We have to sustain and maintain the ability to go anytime, anywhere in the most dense threat environment and be able to … put a warhead on a forehead anywhere the president might want. That is what we need to do. That’s why we need more Air Force for more options for the president. And this is a more balanced capability mix. So we aren’t necessarily putting million-dollar missiles against thousand-dollar targets. This is a balanced capability mix.

But here’s the real value proposition I want to put by you. Here’s the thing we shouldn’t forget. Here’s something that is unique to the Air Force in my mind. This range of options, this full spectrum is something we do better than anyone else. And in this time we definitely need it. 

The Air Force is like a great boxer. When you’ve got a bad guy considering doing bad actions, the Air Force is the most responsive. So we’ve got the ability to pop the jab. And I might give them a shot in the face and they may think, “Maybe I might want to rethink my position.
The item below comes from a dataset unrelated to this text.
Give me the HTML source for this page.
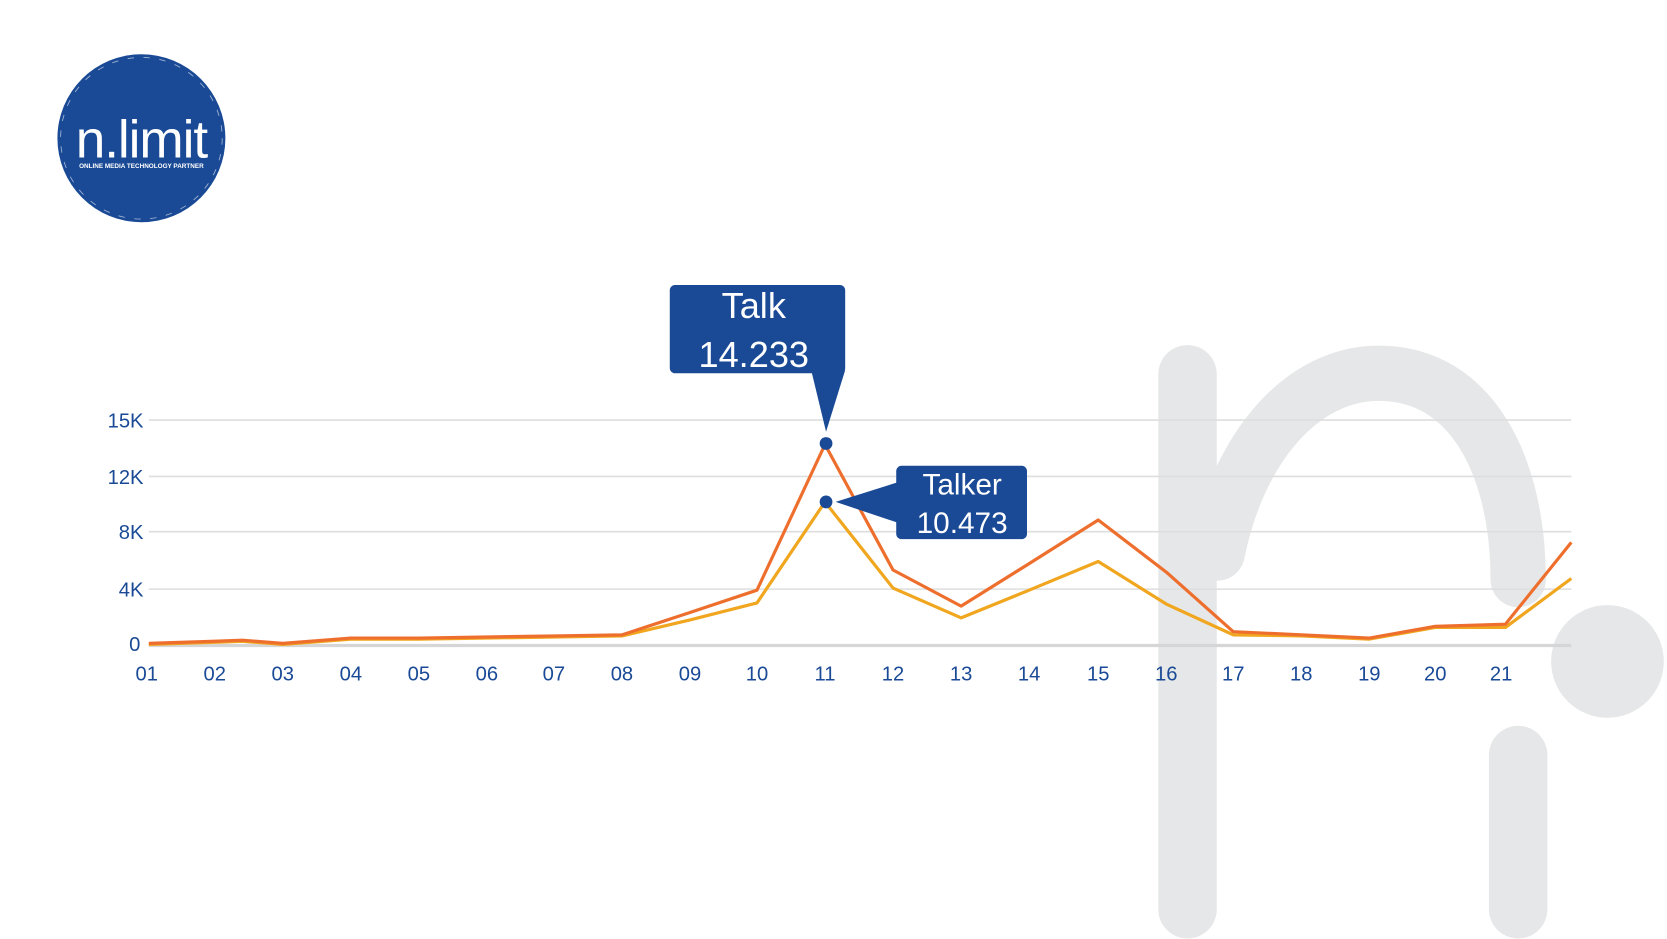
<!DOCTYPE html>
<html><head><meta charset="utf-8"><style>
html,body{margin:0;padding:0;background:#fff;}
svg{display:block;}
text{font-family:"Liberation Sans",sans-serif;}
</style></head><body>
<svg width="1667" height="939" viewBox="0 0 1568 883" preserveAspectRatio="none">
<!-- watermark -->
<g stroke="#e6e7e8" fill="none" stroke-linecap="round" stroke-width="55">
<line x1="1117" y1="352" x2="1117" y2="855"/>
<path d="M1145,520 C1165,420 1225,351 1297,351 C1385,351 1428,440 1428,545" stroke-width="52"/>
<line x1="1428" y1="710" x2="1428" y2="855"/>
</g>
<circle cx="1512" cy="622" r="53" fill="#e6e7e8"/>
<!-- grid -->
<g stroke="#dedede" stroke-width="1.5">
<line x1="140" y1="395" x2="1478" y2="395"/>
<line x1="140" y1="448" x2="1478" y2="448"/>
<line x1="140" y1="500" x2="1478" y2="500"/>
<line x1="140" y1="554" x2="1478" y2="554"/>
</g>
<line x1="140" y1="607" x2="1478" y2="607" stroke="#d6d6d6" stroke-width="3"/>
<g fill="#1a4a96" font-size="19" text-anchor="end">
<text x="135" y="402">15K</text><text x="135" y="455">12K</text><text x="135" y="507">8K</text><text x="135" y="561">4K</text><text x="132" y="612">0</text>
</g>
<g fill="#1a4a96" font-size="19" text-anchor="middle">
<text x="138" y="640">01</text><text x="202" y="640">02</text><text x="266" y="640">03</text><text x="330" y="640">04</text><text x="394" y="640">05</text><text x="458" y="640">06</text><text x="521" y="640">07</text><text x="585" y="640">08</text><text x="649" y="640">09</text><text x="712" y="640">10</text><text x="776" y="640">11</text><text x="840" y="640">12</text><text x="904" y="640">13</text><text x="968" y="640">14</text><text x="1033" y="640">15</text><text x="1097" y="640">16</text><text x="1160" y="640">17</text><text x="1224" y="640">18</text><text x="1288" y="640">19</text><text x="1350" y="640">20</text><text x="1412" y="640">21</text>
</g>
<polyline fill="none" stroke="#f0a61e" stroke-width="3" stroke-linejoin="round" points="140,606 202,604 228,603 266,606 330,601 394,601 458,600 521,599 585,598 649,583 712,567 776,472 840,553 904,581 968,555 1033,528 1097,568 1160,597 1224,598 1288,601 1350,590 1416,590 1478,544"/>
<polyline fill="none" stroke="#ee6f2d" stroke-width="3" stroke-linejoin="round" points="140,605 202,603 228,602 266,605 330,600 394,600 458,599 521,598 585,597 649,576 712,555 776,418 840,536 904,570 968,530 1033,489 1097,538 1160,594 1224,597 1288,600 1350,589 1416,587 1478,510"/>
<!-- callouts -->
<rect x="630" y="268" width="165" height="83" rx="5" fill="#1a4a96"/>
<polygon points="763,348 795,348 777,406" fill="#1a4a96"/>
<text x="709" y="299" font-size="34" fill="#fff" text-anchor="middle">Talk</text>
<text x="709" y="345" font-size="34" fill="#fff" text-anchor="middle">14.233</text>
<rect x="843" y="438" width="123" height="69" rx="5" fill="#1a4a96"/>
<polygon points="846,453 846,492 786,472" fill="#1a4a96"/>
<text x="905" y="465" font-size="28" fill="#fff" text-anchor="middle">Talker</text>
<text x="905" y="501" font-size="28" fill="#fff" text-anchor="middle">10.473</text>
<circle cx="777" cy="417" r="6" fill="#1a4a96"/>
<circle cx="777" cy="472" r="6" fill="#1a4a96"/>
<!-- logo -->
<circle cx="133" cy="130" r="79" fill="#1a4a96"/>
<circle cx="133" cy="130" r="76" fill="none" stroke="#fff" stroke-width="0.8" stroke-dasharray="6 9" opacity="0.6"/>
<text x="133" y="148" font-size="50" fill="#fff" text-anchor="middle" font-family="Liberation Sans" style="letter-spacing:-1px">n.limit</text>
<text x="133" y="158" font-size="6" fill="#fff" text-anchor="middle" font-weight="bold">ONLINE MEDIA TECHNOLOGY PARTNER</text>
</svg>
</body></html>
Maybe I might want to reevaluate what I thought was the right move or not.” And you know what that is? Maybe we’re re-establishing deterrence. Yes. But if not, we’re already back in fighting stance.

And you know what? We haven’t committed hundreds of thousands of forces over there, getting entangled in something that may take us years to get out of, and loss of blood and treasure. Your Air Force provides that opportunity without the escalation threat.

And oh, by the way, if that didn’t convince them, we’ve got another jab, we’ve got the hook, we’ve got the uppercut, we’ve got the right cross, and we’ve got the freaking haymaker.

So we can take it across the entire spectrum. And if it’s fighting with a joint force, we take a lot of them there if they’ve got to get fast. That’s what your Air Force does. That’s what airpower does. We can’t lose sight of that. And if we’re in this dangerous and dynamic time, I want to give the President as many options as we possibly can. So that means, yes, keep on the modernization. Yes, NGAD. Yes, CCA. Yes, survivable bases. Yes to all that. And yes to taking care of our Airmen because that’s what it’s going to take. …

I’m sure you’re fired up about this stuff. So we really talked about it’s every day that I’m in this seat, I’m going to be striving to do everything we can with our extant force to make sure we are about “One Air Force.” And when our Airmen are asked to do more, which they have been, we want to make sure that more is focused in the right direction for a warrior ethos, focused on the threat, looking left and right and know that they have the horizontal accountability that they’re about their wingmen, their teammate. That’s what we’re going to do.

I think it’s also my responsibility to advocate for more Air Force of all kinds. The more Air Force I talked about, getting more out of it and making sure all of the things that aren’t adding to combat capability are not there anymore. And we focus on that. And sometimes it’s about asking for more Air Force if you truly believe that we need more Air Force. I think that’s my responsibility as well.

As we do that. The one thing we can never lose sight of [is] these things are great, but the decisive one is the fact that Americans keep signing up saying they want to join the team. And the team that is the United States Air Force continues to be the best in the world. They show up every day, they do what they’re asked, they do it with excellence, they do it in a way that makes us all proud.

This is “One Air Force.” This is more Air Force. This is your Air Force. Thanks very much.